• WHAT THE EXERCISE ASKS:
Output the material below in full, exactly as it is.
*-*-*
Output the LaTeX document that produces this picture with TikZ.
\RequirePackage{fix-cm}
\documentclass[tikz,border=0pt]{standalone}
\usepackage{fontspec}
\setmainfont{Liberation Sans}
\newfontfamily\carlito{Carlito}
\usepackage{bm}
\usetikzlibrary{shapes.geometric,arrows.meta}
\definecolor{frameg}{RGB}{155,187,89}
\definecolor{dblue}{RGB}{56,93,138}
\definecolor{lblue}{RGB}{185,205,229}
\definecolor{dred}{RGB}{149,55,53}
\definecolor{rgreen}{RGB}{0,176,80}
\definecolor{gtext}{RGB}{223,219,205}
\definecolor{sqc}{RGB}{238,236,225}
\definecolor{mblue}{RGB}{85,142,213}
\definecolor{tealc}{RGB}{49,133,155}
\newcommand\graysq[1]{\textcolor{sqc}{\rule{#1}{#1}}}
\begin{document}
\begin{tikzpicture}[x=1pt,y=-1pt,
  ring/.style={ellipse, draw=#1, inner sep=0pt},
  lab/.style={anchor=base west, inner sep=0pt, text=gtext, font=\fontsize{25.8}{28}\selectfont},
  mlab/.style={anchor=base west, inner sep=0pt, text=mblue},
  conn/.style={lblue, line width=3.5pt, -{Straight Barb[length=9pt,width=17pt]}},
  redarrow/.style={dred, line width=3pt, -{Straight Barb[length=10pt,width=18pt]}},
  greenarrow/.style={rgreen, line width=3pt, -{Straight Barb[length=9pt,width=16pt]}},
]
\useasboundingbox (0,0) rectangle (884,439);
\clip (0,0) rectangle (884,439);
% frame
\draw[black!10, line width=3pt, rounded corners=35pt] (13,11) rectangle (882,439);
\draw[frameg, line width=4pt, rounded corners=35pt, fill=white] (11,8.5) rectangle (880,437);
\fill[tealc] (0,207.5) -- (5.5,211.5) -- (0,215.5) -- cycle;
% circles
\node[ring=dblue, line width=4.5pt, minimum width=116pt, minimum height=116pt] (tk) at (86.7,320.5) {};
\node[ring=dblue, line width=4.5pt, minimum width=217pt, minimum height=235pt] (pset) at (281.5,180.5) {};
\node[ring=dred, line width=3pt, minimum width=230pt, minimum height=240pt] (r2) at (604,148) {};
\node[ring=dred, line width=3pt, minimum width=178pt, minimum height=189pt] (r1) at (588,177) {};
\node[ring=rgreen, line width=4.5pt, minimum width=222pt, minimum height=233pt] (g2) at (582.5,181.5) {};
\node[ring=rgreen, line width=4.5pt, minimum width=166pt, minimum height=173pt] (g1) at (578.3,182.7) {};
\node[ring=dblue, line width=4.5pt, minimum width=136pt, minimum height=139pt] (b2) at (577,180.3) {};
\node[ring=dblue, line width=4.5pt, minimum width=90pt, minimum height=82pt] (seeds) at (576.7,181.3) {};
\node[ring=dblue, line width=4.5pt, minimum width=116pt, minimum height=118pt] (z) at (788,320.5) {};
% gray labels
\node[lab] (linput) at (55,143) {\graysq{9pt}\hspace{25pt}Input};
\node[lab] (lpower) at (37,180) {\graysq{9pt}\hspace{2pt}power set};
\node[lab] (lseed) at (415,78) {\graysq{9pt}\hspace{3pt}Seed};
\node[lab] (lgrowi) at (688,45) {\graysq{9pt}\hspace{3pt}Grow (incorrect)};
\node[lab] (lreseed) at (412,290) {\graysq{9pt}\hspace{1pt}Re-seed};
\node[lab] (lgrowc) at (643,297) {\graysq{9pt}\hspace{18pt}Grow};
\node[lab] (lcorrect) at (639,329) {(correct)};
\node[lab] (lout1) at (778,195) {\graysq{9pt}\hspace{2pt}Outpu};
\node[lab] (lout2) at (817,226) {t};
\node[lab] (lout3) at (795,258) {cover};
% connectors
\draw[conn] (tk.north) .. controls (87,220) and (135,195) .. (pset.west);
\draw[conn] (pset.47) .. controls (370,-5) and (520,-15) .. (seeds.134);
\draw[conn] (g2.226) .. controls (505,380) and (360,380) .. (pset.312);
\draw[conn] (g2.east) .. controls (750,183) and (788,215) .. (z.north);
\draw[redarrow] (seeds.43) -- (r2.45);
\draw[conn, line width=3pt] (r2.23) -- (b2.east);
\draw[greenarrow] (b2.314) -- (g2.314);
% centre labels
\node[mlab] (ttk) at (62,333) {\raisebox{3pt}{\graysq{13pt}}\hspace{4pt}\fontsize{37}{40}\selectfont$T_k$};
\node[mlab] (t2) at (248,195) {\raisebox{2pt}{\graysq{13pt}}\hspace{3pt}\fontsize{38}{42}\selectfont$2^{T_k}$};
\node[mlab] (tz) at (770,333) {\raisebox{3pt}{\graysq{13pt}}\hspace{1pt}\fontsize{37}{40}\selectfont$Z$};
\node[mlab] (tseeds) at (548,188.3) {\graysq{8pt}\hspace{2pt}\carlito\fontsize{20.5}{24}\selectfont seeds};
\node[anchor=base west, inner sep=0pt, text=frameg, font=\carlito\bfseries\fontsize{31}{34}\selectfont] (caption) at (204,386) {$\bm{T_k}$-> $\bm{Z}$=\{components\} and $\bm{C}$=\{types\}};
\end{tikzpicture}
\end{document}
*-*-*
• FINAL ANSWER:
Output the LaTeX document that produces this picture with TikZ.
\RequirePackage{fix-cm}
\documentclass[tikz,border=0pt]{standalone}
\usepackage{fontspec}
\setmainfont{Liberation Sans}
\newfontfamily\carlito{Carlito}
\usepackage{bm}
\usetikzlibrary{shapes.geometric,arrows.meta}
\definecolor{frameg}{RGB}{155,187,89}
\definecolor{dblue}{RGB}{56,93,138}
\definecolor{lblue}{RGB}{185,205,229}
\definecolor{dred}{RGB}{149,55,53}
\definecolor{rgreen}{RGB}{0,176,80}
\definecolor{gtext}{RGB}{223,219,205}
\definecolor{sqc}{RGB}{238,236,225}
\definecolor{mblue}{RGB}{85,142,213}
\definecolor{tealc}{RGB}{49,133,155}
\newcommand\graysq[1]{\textcolor{sqc}{\rule{#1}{#1}}}
\begin{document}
\begin{tikzpicture}[x=1pt,y=-1pt,
  ring/.style={ellipse, draw=#1, inner sep=0pt},
  lab/.style={anchor=base west, inner sep=0pt, text=gtext, font=\fontsize{25.8}{28}\selectfont},
  mlab/.style={anchor=base west, inner sep=0pt, text=mblue},
  conn/.style={lblue, line width=3.5pt, -{Straight Barb[length=9pt,width=17pt]}},
  redarrow/.style={dred, line width=3pt, -{Straight Barb[length=10pt,width=18pt]}},
  greenarrow/.style={rgreen, line width=3pt, -{Straight Barb[length=9pt,width=16pt]}},
]
\useasboundingbox (0,0) rectangle (884,439);
\clip (0,0) rectangle (884,439);
% frame
\draw[black!10, line width=3pt, rounded corners=35pt] (13,11) rectangle (882,439);
\draw[frameg, line width=4pt, rounded corners=35pt, fill=white] (11,8.5) rectangle (880,437);
\fill[tealc] (0,207.5) -- (5.5,211.5) -- (0,215.5) -- cycle;
% circles
\node[ring=dblue, line width=4.5pt, minimum width=116pt, minimum height=116pt] (tk) at (86.7,320.5) {};
\node[ring=dblue, line width=4.5pt, minimum width=217pt, minimum height=235pt] (pset) at (281.5,180.5) {};
\node[ring=dred, line width=3pt, minimum width=230pt, minimum height=240pt] (r2) at (604,148) {};
\node[ring=dred, line width=3pt, minimum width=178pt, minimum height=189pt] (r1) at (588,177) {};
\node[ring=rgreen, line width=4.5pt, minimum width=222pt, minimum height=233pt] (g2) at (582.5,181.5) {};
\node[ring=rgreen, line width=4.5pt, minimum width=166pt, minimum height=173pt] (g1) at (578.3,182.7) {};
\node[ring=dblue, line width=4.5pt, minimum width=136pt, minimum height=139pt] (b2) at (577,180.3) {};
\node[ring=dblue, line width=4.5pt, minimum width=90pt, minimum height=82pt] (seeds) at (576.7,181.3) {};
\node[ring=dblue, line width=4.5pt, minimum width=116pt, minimum height=118pt] (z) at (788,320.5) {};
% gray labels
\node[lab] (linput) at (55,143) {\graysq{9pt}\hspace{25pt}Input};
\node[lab] (lpower) at (37,180) {\graysq{9pt}\hspace{2pt}power set};
\node[lab] (lseed) at (415,78) {\graysq{9pt}\hspace{3pt}Seed};
\node[lab] (lgrowi) at (688,45) {\graysq{9pt}\hspace{3pt}Grow (incorrect)};
\node[lab] (lreseed) at (412,290) {\graysq{9pt}\hspace{1pt}Re-seed};
\node[lab] (lgrowc) at (643,297) {\graysq{9pt}\hspace{18pt}Grow};
\node[lab] (lcorrect) at (639,329) {(correct)};
\node[lab] (lout1) at (778,195) {\graysq{9pt}\hspace{2pt}Outpu};
\node[lab] (lout2) at (817,226) {t};
\node[lab] (lout3) at (795,258) {cover};
% connectors
\draw[conn] (tk.north) .. controls (87,220) and (135,195) .. (pset.west);
\draw[conn] (pset.47) .. controls (370,-5) and (520,-15) .. (seeds.134);
\draw[conn] (g2.226) .. controls (505,380) and (360,380) .. (pset.312);
\draw[conn] (g2.east) .. controls (750,183) and (788,215) .. (z.north);
\draw[redarrow] (seeds.43) -- (r2.45);
\draw[conn, line width=3pt] (r2.23) -- (b2.east);
\draw[greenarrow] (b2.314) -- (g2.314);
% centre labels
\node[mlab] (ttk) at (62,333) {\raisebox{3pt}{\graysq{13pt}}\hspace{4pt}\fontsize{37}{40}\selectfont$T_k$};
\node[mlab] (t2) at (248,195) {\raisebox{2pt}{\graysq{13pt}}\hspace{3pt}\fontsize{38}{42}\selectfont$2^{T_k}$};
\node[mlab] (tz) at (770,333) {\raisebox{3pt}{\graysq{13pt}}\hspace{1pt}\fontsize{37}{40}\selectfont$Z$};
\node[mlab] (tseeds) at (548,188.3) {\graysq{8pt}\hspace{2pt}\carlito\fontsize{20.5}{24}\selectfont seeds};
\node[anchor=base west, inner sep=0pt, text=frameg, font=\carlito\bfseries\fontsize{31}{34}\selectfont] (caption) at (204,386) {$\bm{T_k}$-> $\bm{Z}$=\{components\} and $\bm{C}$=\{types\}};
\end{tikzpicture}
\end{document}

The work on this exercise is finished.